Supplied data:
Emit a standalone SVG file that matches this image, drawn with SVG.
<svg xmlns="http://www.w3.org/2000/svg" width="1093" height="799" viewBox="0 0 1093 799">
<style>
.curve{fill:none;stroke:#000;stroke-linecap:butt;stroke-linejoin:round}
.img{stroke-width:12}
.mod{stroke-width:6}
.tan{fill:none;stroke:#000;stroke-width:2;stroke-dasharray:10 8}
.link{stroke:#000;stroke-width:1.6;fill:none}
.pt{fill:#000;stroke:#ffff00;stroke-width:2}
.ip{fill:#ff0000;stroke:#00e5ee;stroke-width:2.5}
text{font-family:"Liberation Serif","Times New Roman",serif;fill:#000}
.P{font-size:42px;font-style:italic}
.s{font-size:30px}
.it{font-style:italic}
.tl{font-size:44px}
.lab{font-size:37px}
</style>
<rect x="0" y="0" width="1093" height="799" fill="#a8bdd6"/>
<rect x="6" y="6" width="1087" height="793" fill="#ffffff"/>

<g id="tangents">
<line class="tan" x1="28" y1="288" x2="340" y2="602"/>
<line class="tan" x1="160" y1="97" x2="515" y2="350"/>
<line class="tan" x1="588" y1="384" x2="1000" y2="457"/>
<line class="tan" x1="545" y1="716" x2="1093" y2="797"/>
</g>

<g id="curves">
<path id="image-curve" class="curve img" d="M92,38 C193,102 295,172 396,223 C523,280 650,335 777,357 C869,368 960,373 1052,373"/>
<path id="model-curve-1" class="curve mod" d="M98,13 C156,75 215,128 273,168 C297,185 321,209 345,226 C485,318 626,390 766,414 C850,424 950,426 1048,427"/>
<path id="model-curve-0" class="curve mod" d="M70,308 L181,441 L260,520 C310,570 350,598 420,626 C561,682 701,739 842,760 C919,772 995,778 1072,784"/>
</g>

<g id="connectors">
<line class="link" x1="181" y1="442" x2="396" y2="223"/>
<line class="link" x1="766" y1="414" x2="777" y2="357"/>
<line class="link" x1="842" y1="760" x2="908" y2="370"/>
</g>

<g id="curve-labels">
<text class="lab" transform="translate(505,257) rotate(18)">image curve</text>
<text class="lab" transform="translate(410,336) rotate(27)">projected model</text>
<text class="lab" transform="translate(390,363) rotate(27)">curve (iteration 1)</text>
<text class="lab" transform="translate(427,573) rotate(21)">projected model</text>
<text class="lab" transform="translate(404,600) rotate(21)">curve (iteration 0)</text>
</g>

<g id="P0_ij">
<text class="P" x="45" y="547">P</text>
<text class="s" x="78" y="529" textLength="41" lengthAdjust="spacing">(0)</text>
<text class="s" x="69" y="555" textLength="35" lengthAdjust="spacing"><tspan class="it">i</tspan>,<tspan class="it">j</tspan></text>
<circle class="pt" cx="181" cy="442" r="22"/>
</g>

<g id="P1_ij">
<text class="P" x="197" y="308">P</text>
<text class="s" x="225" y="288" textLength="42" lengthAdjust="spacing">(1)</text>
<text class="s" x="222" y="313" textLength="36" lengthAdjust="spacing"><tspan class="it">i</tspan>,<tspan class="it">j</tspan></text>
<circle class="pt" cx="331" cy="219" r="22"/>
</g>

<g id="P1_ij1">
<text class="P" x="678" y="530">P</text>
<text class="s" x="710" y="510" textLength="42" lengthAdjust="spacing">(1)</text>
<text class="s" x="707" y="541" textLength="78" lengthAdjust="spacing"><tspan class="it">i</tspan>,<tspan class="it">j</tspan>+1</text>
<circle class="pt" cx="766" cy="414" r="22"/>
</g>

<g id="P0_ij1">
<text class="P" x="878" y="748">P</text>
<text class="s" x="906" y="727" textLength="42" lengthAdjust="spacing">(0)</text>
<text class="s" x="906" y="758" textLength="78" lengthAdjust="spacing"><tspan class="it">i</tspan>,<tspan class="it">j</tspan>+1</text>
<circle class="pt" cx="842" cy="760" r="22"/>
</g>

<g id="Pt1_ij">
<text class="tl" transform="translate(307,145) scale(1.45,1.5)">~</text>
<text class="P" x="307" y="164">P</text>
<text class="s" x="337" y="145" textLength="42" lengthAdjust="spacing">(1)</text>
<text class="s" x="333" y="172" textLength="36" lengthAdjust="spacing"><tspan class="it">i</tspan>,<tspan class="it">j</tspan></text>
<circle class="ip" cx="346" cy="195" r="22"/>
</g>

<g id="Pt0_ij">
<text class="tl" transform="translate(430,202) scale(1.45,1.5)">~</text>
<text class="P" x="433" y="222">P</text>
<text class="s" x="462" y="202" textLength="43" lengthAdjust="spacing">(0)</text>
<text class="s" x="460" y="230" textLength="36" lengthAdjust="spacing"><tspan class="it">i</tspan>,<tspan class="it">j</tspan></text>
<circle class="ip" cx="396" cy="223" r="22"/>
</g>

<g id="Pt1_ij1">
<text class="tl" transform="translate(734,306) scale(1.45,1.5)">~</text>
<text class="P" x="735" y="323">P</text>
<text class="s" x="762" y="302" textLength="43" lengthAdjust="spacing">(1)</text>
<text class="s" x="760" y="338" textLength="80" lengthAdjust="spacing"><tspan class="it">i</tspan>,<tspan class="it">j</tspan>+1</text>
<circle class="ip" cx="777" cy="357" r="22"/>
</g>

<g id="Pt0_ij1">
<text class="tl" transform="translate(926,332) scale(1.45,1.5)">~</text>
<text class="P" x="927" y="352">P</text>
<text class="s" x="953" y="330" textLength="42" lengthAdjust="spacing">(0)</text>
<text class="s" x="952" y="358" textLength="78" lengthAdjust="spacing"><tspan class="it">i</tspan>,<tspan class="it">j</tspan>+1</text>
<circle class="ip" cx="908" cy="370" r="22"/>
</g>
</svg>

Task description:
Each line of the material should be duplicated exactly, please.

Solution to this problem:
Emit a standalone SVG file that matches this image, drawn with SVG.
<svg xmlns="http://www.w3.org/2000/svg" width="1093" height="799" viewBox="0 0 1093 799">
<style>
.curve{fill:none;stroke:#000;stroke-linecap:butt;stroke-linejoin:round}
.img{stroke-width:12}
.mod{stroke-width:6}
.tan{fill:none;stroke:#000;stroke-width:2;stroke-dasharray:10 8}
.link{stroke:#000;stroke-width:1.6;fill:none}
.pt{fill:#000;stroke:#ffff00;stroke-width:2}
.ip{fill:#ff0000;stroke:#00e5ee;stroke-width:2.5}
text{font-family:"Liberation Serif","Times New Roman",serif;fill:#000}
.P{font-size:42px;font-style:italic}
.s{font-size:30px}
.it{font-style:italic}
.tl{font-size:44px}
.lab{font-size:37px}
</style>
<rect x="0" y="0" width="1093" height="799" fill="#a8bdd6"/>
<rect x="6" y="6" width="1087" height="793" fill="#ffffff"/>

<g id="tangents">
<line class="tan" x1="28" y1="288" x2="340" y2="602"/>
<line class="tan" x1="160" y1="97" x2="515" y2="350"/>
<line class="tan" x1="588" y1="384" x2="1000" y2="457"/>
<line class="tan" x1="545" y1="716" x2="1093" y2="797"/>
</g>

<g id="curves">
<path id="image-curve" class="curve img" d="M92,38 C193,102 295,172 396,223 C523,280 650,335 777,357 C869,368 960,373 1052,373"/>
<path id="model-curve-1" class="curve mod" d="M98,13 C156,75 215,128 273,168 C297,185 321,209 345,226 C485,318 626,390 766,414 C850,424 950,426 1048,427"/>
<path id="model-curve-0" class="curve mod" d="M70,308 L181,441 L260,520 C310,570 350,598 420,626 C561,682 701,739 842,760 C919,772 995,778 1072,784"/>
</g>

<g id="connectors">
<line class="link" x1="181" y1="442" x2="396" y2="223"/>
<line class="link" x1="766" y1="414" x2="777" y2="357"/>
<line class="link" x1="842" y1="760" x2="908" y2="370"/>
</g>

<g id="curve-labels">
<text class="lab" transform="translate(505,257) rotate(18)">image curve</text>
<text class="lab" transform="translate(410,336) rotate(27)">projected model</text>
<text class="lab" transform="translate(390,363) rotate(27)">curve (iteration 1)</text>
<text class="lab" transform="translate(427,573) rotate(21)">projected model</text>
<text class="lab" transform="translate(404,600) rotate(21)">curve (iteration 0)</text>
</g>

<g id="P0_ij">
<text class="P" x="45" y="547">P</text>
<text class="s" x="78" y="529" textLength="41" lengthAdjust="spacing">(0)</text>
<text class="s" x="69" y="555" textLength="35" lengthAdjust="spacing"><tspan class="it">i</tspan>,<tspan class="it">j</tspan></text>
<circle class="pt" cx="181" cy="442" r="22"/>
</g>

<g id="P1_ij">
<text class="P" x="197" y="308">P</text>
<text class="s" x="225" y="288" textLength="42" lengthAdjust="spacing">(1)</text>
<text class="s" x="222" y="313" textLength="36" lengthAdjust="spacing"><tspan class="it">i</tspan>,<tspan class="it">j</tspan></text>
<circle class="pt" cx="331" cy="219" r="22"/>
</g>

<g id="P1_ij1">
<text class="P" x="678" y="530">P</text>
<text class="s" x="710" y="510" textLength="42" lengthAdjust="spacing">(1)</text>
<text class="s" x="707" y="541" textLength="78" lengthAdjust="spacing"><tspan class="it">i</tspan>,<tspan class="it">j</tspan>+1</text>
<circle class="pt" cx="766" cy="414" r="22"/>
</g>

<g id="P0_ij1">
<text class="P" x="878" y="748">P</text>
<text class="s" x="906" y="727" textLength="42" lengthAdjust="spacing">(0)</text>
<text class="s" x="906" y="758" textLength="78" lengthAdjust="spacing"><tspan class="it">i</tspan>,<tspan class="it">j</tspan>+1</text>
<circle class="pt" cx="842" cy="760" r="22"/>
</g>

<g id="Pt1_ij">
<text class="tl" transform="translate(307,145) scale(1.45,1.5)">~</text>
<text class="P" x="307" y="164">P</text>
<text class="s" x="337" y="145" textLength="42" lengthAdjust="spacing">(1)</text>
<text class="s" x="333" y="172" textLength="36" lengthAdjust="spacing"><tspan class="it">i</tspan>,<tspan class="it">j</tspan></text>
<circle class="ip" cx="346" cy="195" r="22"/>
</g>

<g id="Pt0_ij">
<text class="tl" transform="translate(430,202) scale(1.45,1.5)">~</text>
<text class="P" x="433" y="222">P</text>
<text class="s" x="462" y="202" textLength="43" lengthAdjust="spacing">(0)</text>
<text class="s" x="460" y="230" textLength="36" lengthAdjust="spacing"><tspan class="it">i</tspan>,<tspan class="it">j</tspan></text>
<circle class="ip" cx="396" cy="223" r="22"/>
</g>

<g id="Pt1_ij1">
<text class="tl" transform="translate(734,306) scale(1.45,1.5)">~</text>
<text class="P" x="735" y="323">P</text>
<text class="s" x="762" y="302" textLength="43" lengthAdjust="spacing">(1)</text>
<text class="s" x="760" y="338" textLength="80" lengthAdjust="spacing"><tspan class="it">i</tspan>,<tspan class="it">j</tspan>+1</text>
<circle class="ip" cx="777" cy="357" r="22"/>
</g>

<g id="Pt0_ij1">
<text class="tl" transform="translate(926,332) scale(1.45,1.5)">~</text>
<text class="P" x="927" y="352">P</text>
<text class="s" x="953" y="330" textLength="42" lengthAdjust="spacing">(0)</text>
<text class="s" x="952" y="358" textLength="78" lengthAdjust="spacing"><tspan class="it">i</tspan>,<tspan class="it">j</tspan>+1</text>
<circle class="ip" cx="908" cy="370" r="22"/>
</g>
</svg>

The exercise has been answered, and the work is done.